As predicted by our theory, upfront fees are significantly increasing in the prepayment risk index and are negatively associated with the fraction of the loan term that elapses before the first positive loan amendment. The positive association with our empirical prepayment risk index is robust to using forward-looking (option-like) measures of loan prepayment risk and the borrower’s industry-level M&A activity as an instrument for exogenous variation in this risk. The latter instrument is particularly interesting, as it exploits the substantial extant evidence that high-quality firms are more likely than low-quality firms to become targets and that acquiring firms typically refinance the target’s debt following a change of control. We find that upfront fees are significantly increasing in the borrower’s industry-level M&A activity—an effect that is unlikely to be explained by variation in loan origination costs. Also, as predicted, we find that upfront fees are lower in credit lines than in term loans and lower for PSD than for standard debt. The latter prediction reflects that PSD reduces—but does not eliminate—the need to compensate the bank for the ex post reclassification of borrowers.

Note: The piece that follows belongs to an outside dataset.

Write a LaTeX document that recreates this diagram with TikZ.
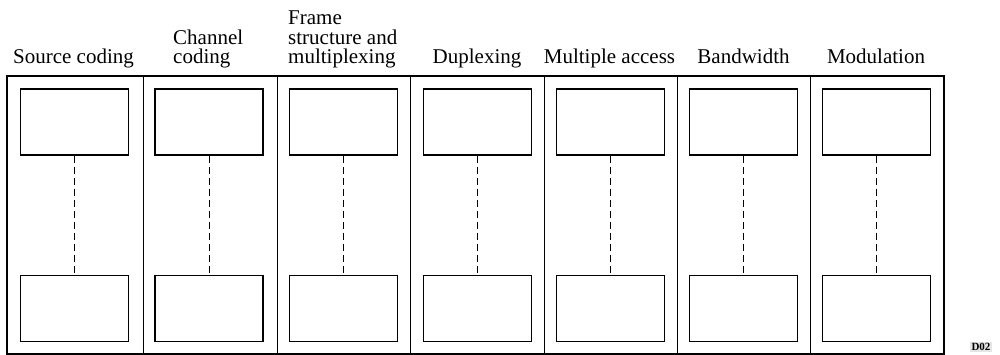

In sum, our evidence is the first to explicitly indicate that upfront fees in C&I bank loans cover not only direct loan origination costs (which is commonly viewed as driven by the borrower’s downside risk) but also a significant compensation for the penalty-free prepayment option (which we show is driven by the borrower’s upside potential). In future research, because our model provides the minimum upfront fee only, it would be useful to model the total value of the penalty-free prepayment option relative to the loan origination cost to further determine the economic importance of the option value as a component of the upfront fee.